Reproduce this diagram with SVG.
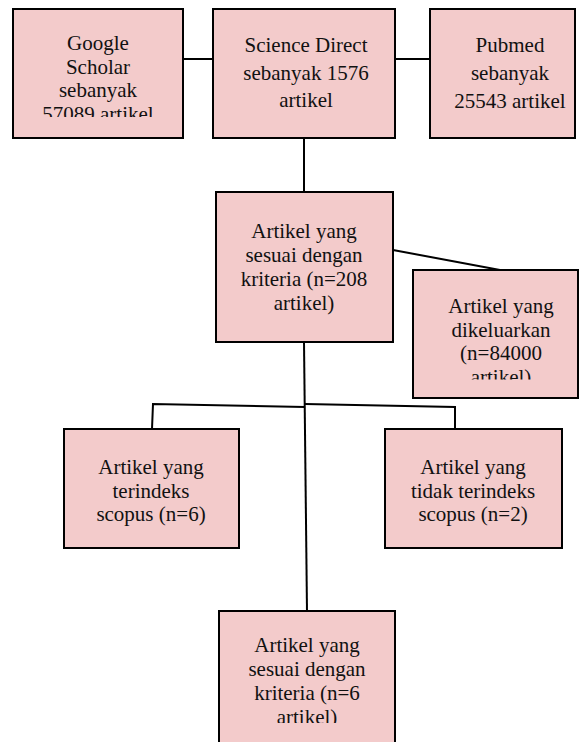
<svg xmlns="http://www.w3.org/2000/svg" width="579" height="742" viewBox="0 0 579 742">
<style>
.box{fill:#F3CBCB;stroke:#000;stroke-width:2}
.t{font-family:'Liberation Serif','DejaVu Serif',serif;font-size:21px;fill:#111;text-anchor:middle}
.c{fill:none;stroke:#000;stroke-width:2}
</style>
<defs>
<clipPath id="clipG"><rect x="13" y="9" width="170" height="108"/></clipPath>
<clipPath id="clipE"><rect x="413" y="270" width="166" height="109.5"/></clipPath>
<clipPath id="clipB"><rect x="219" y="611" width="176" height="112"/></clipPath>
</defs>
<rect width="579" height="742" fill="#fff"/>
<g id="connectors">
<line class="c" x1="183" y1="59" x2="213" y2="59"/>
<line class="c" x1="395" y1="59" x2="430" y2="59"/>
<line class="c" x1="304" y1="138" x2="304" y2="192"/>
<line class="c" x1="393" y1="250" x2="500" y2="270"/>
<line class="c" x1="304" y1="342" x2="307" y2="611"/>
<polyline class="c" points="152,429 153,404 305,407"/>
<polyline class="c" points="305,404 455,407 455,429"/>
</g>
<g id="google">
<rect class="box" x="13" y="9" width="170" height="129"/>
<g clip-path="url(#clipG)">
<text class="t" x="98" y="50">Google</text>
<text class="t" x="98" y="74">Scholar</text>
<text class="t" x="98" y="97">sebanyak</text>
<text class="t" x="98" y="121">57089 artikel</text>
</g>
</g>
<g id="sciencedirect">
<rect class="box" x="213" y="9" width="182" height="129"/>
<text class="t" x="306" y="52">Science Direct</text>
<text class="t" x="306" y="80">sebanyak 1576</text>
<text class="t" x="306" y="107">artikel</text>
</g>
<g id="pubmed">
<rect class="box" x="430" y="9" width="145" height="129"/>
<text class="t" x="510" y="52">Pubmed</text>
<text class="t" x="510" y="80">sebanyak</text>
<text class="t" x="510" y="108">25543 artikel</text>
</g>
<g id="sesuai208">
<rect class="box" x="216" y="192" width="177" height="150"/>
<text class="t" x="304" y="238">Artikel yang</text>
<text class="t" x="304" y="262">sesuai dengan</text>
<text class="t" x="304" y="286">kriteria (n=208</text>
<text class="t" x="304" y="310">artikel)</text>
</g>
<g id="dikeluarkan">
<rect class="box" x="413" y="270" width="165" height="128"/>
<g clip-path="url(#clipE)">
<text class="t" x="501" y="313">Artikel yang</text>
<text class="t" x="501" y="337">dikeluarkan</text>
<text class="t" x="501" y="360">(n=84000</text>
<text class="t" x="501" y="384">artikel)</text>
</g>
</g>
<g id="terindeks">
<rect class="box" x="64" y="429" width="175" height="119"/>
<text class="t" x="151" y="474">Artikel yang</text>
<text class="t" x="151" y="498">terindeks</text>
<text class="t" x="151" y="521">scopus (n=6)</text>
</g>
<g id="tidakterindeks">
<rect class="box" x="385" y="429" width="177" height="119"/>
<text class="t" x="473" y="474">Artikel yang</text>
<text class="t" x="473" y="498">tidak terindeks</text>
<text class="t" x="473" y="521">scopus (n=2)</text>
</g>
<g id="sesuai6">
<rect class="box" x="219" y="611" width="176" height="150"/>
<g clip-path="url(#clipB)">
<text class="t" x="307" y="652">Artikel yang</text>
<text class="t" x="307" y="676">sesuai dengan</text>
<text class="t" x="307" y="700">kriteria (n=6</text>
<text class="t" x="307" y="724">artikel)</text>
</g>
</g>
</svg>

※

__EXERCISE AIM__. The data above needs to be retyped exactly, with the images left out.

__FINAL RESULT__.
Reproduce this diagram with SVG.
<svg xmlns="http://www.w3.org/2000/svg" width="579" height="742" viewBox="0 0 579 742">
<style>
.box{fill:#F3CBCB;stroke:#000;stroke-width:2}
.t{font-family:'Liberation Serif','DejaVu Serif',serif;font-size:21px;fill:#111;text-anchor:middle}
.c{fill:none;stroke:#000;stroke-width:2}
</style>
<defs>
<clipPath id="clipG"><rect x="13" y="9" width="170" height="108"/></clipPath>
<clipPath id="clipE"><rect x="413" y="270" width="166" height="109.5"/></clipPath>
<clipPath id="clipB"><rect x="219" y="611" width="176" height="112"/></clipPath>
</defs>
<rect width="579" height="742" fill="#fff"/>
<g id="connectors">
<line class="c" x1="183" y1="59" x2="213" y2="59"/>
<line class="c" x1="395" y1="59" x2="430" y2="59"/>
<line class="c" x1="304" y1="138" x2="304" y2="192"/>
<line class="c" x1="393" y1="250" x2="500" y2="270"/>
<line class="c" x1="304" y1="342" x2="307" y2="611"/>
<polyline class="c" points="152,429 153,404 305,407"/>
<polyline class="c" points="305,404 455,407 455,429"/>
</g>
<g id="google">
<rect class="box" x="13" y="9" width="170" height="129"/>
<g clip-path="url(#clipG)">
<text class="t" x="98" y="50">Google</text>
<text class="t" x="98" y="74">Scholar</text>
<text class="t" x="98" y="97">sebanyak</text>
<text class="t" x="98" y="121">57089 artikel</text>
</g>
</g>
<g id="sciencedirect">
<rect class="box" x="213" y="9" width="182" height="129"/>
<text class="t" x="306" y="52">Science Direct</text>
<text class="t" x="306" y="80">sebanyak 1576</text>
<text class="t" x="306" y="107">artikel</text>
</g>
<g id="pubmed">
<rect class="box" x="430" y="9" width="145" height="129"/>
<text class="t" x="510" y="52">Pubmed</text>
<text class="t" x="510" y="80">sebanyak</text>
<text class="t" x="510" y="108">25543 artikel</text>
</g>
<g id="sesuai208">
<rect class="box" x="216" y="192" width="177" height="150"/>
<text class="t" x="304" y="238">Artikel yang</text>
<text class="t" x="304" y="262">sesuai dengan</text>
<text class="t" x="304" y="286">kriteria (n=208</text>
<text class="t" x="304" y="310">artikel)</text>
</g>
<g id="dikeluarkan">
<rect class="box" x="413" y="270" width="165" height="128"/>
<g clip-path="url(#clipE)">
<text class="t" x="501" y="313">Artikel yang</text>
<text class="t" x="501" y="337">dikeluarkan</text>
<text class="t" x="501" y="360">(n=84000</text>
<text class="t" x="501" y="384">artikel)</text>
</g>
</g>
<g id="terindeks">
<rect class="box" x="64" y="429" width="175" height="119"/>
<text class="t" x="151" y="474">Artikel yang</text>
<text class="t" x="151" y="498">terindeks</text>
<text class="t" x="151" y="521">scopus (n=6)</text>
</g>
<g id="tidakterindeks">
<rect class="box" x="385" y="429" width="177" height="119"/>
<text class="t" x="473" y="474">Artikel yang</text>
<text class="t" x="473" y="498">tidak terindeks</text>
<text class="t" x="473" y="521">scopus (n=2)</text>
</g>
<g id="sesuai6">
<rect class="box" x="219" y="611" width="176" height="150"/>
<g clip-path="url(#clipB)">
<text class="t" x="307" y="652">Artikel yang</text>
<text class="t" x="307" y="676">sesuai dengan</text>
<text class="t" x="307" y="700">kriteria (n=6</text>
<text class="t" x="307" y="724">artikel)</text>
</g>
</g>
</svg>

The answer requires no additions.